Hop brokers are watching you. Could making a quick buck jeopardize your hop contracts? Recently, we heard from a brewer who has been selling proprietary varieties at some pretty high prices…
I shared a different point of view with this brewer and I’d like to share it with you too…
1. Part of the hop broker’s (very important) role is to match supply to demand. Anyone who was brewing in 2009 knows that the entire industry pays for it whenever the system gets too far out of balance. Facilitating balance (aka market allocations) is a large part of why we built The Lupulin Exchange. Most brokers offer forward contracting to ease the cashflow burden on brewers, while improving their ability to forecast demand.
2. Attempts to leverage the broker’s risk for personal gain will be short-lived and probably won’t end well. Brokers take on a lot of risk. Historically, brewers bid with brokers and then had to pay for and store the entire crop year at the brewery! Modern day brokers make gigantic investments to build hop processing and refrigerated storage facilities. Brokers pay growers at harvest for the entire crop year, then pelletize, pack, store, and refrigerate those hops. Today’s brewer only pays when placing an order for delivery - this is a privilege, not a right, so don’t abuse it.
3. You reap what you sow. Most brokers only want to sell you hops that you’re actually going to turn into beer. Some brokers are now requiring down payments on forward contracts due to recent abuses. Other brokers are now devoting more resources to analyzing each brewer’s actual needs/usage (ie reported barrelage, year over year growth, brewery capacity, tracking customer Hop Alerts on LEx, etc.).

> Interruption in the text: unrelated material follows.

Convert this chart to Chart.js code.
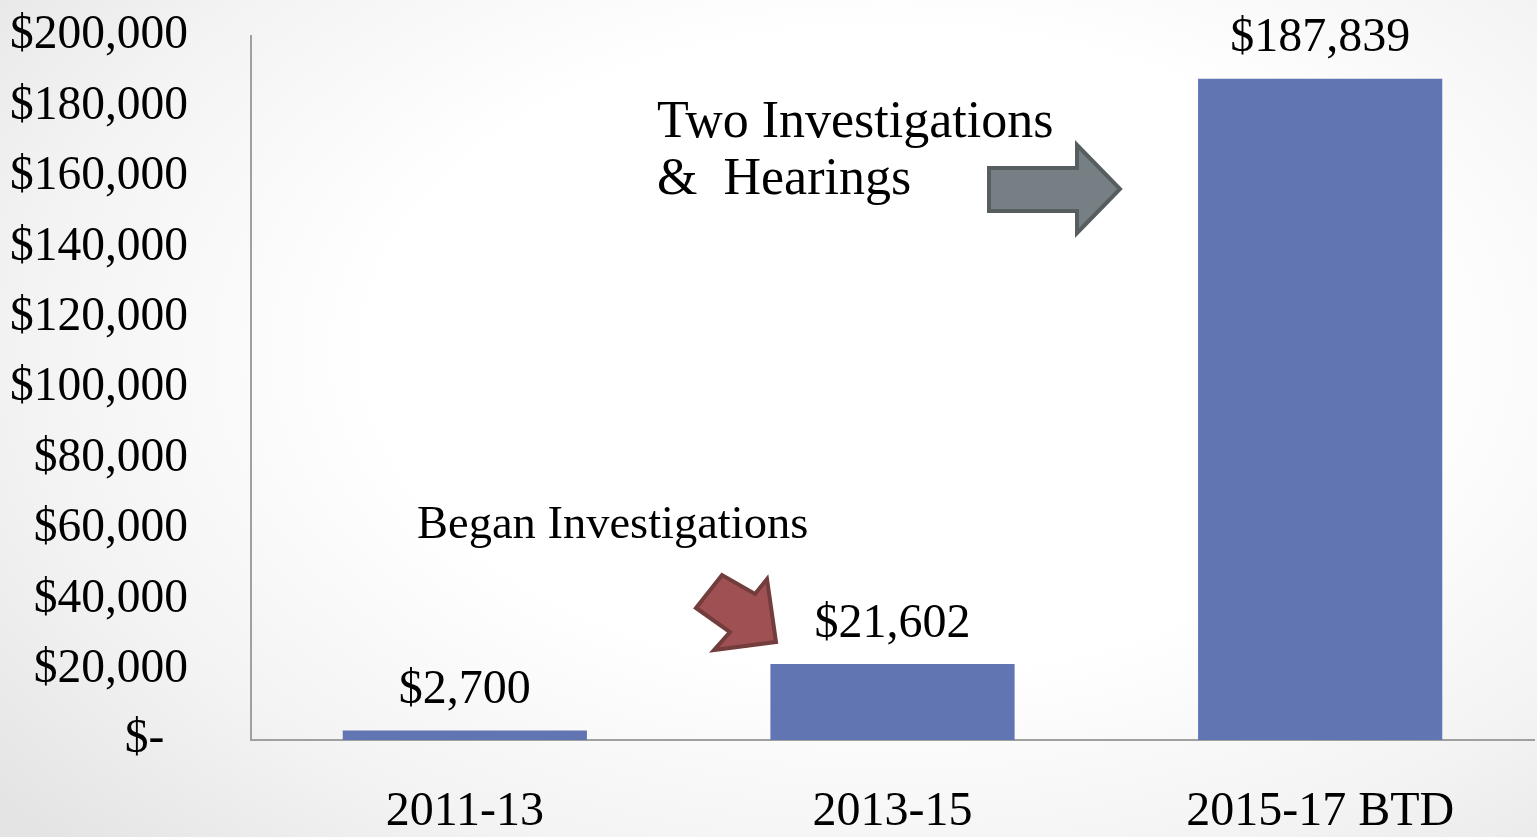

4. Don’t be the last one holding the bag. We’re all in the business of making beer, not day trading hops. I borrow the following advice from Bart Watson at the Brewers Association and strongly suggest that you follow it.
The efficiency of these changes brings me to my penultimate point: don’t try to beat the market. I’ve been hearing some scary stories out there about brewers contracting well above their forecasted demand in the future, with the attitude that “even though I probably won’t need them, I’m sure I can sell them for a profit down the line”. Don’t be so sure of that. Historically, hops prices have been incredibly sensitive to demand. When there is a shortage, they tend to rise very quickly. On the flip side, when there is a surplus, prices can drop rapidly. This is why accurate contracting is so important for both sides (dealers and brewers). Contracting more than you need raises the specter of being the last one holding the hops when the music ends.
The Lupulin Exchange was built to give commercial brewers a more convenient way to even out hop positions. The intent was never to allow brewers to generate income from a side business as hop scalpers. The vast majority of brewers who use LEx to unload overages do so at cost, and more and more buyers are getting the message: Don’t Overpay for Hops. To help guide buyers, we’ve got some new features in development. For example: recent high, low, and ave trading prices will soon be displayed on both Hop Alerts and listing pages for the given combination of variety, CY, and hop product (T90, leaf, etc).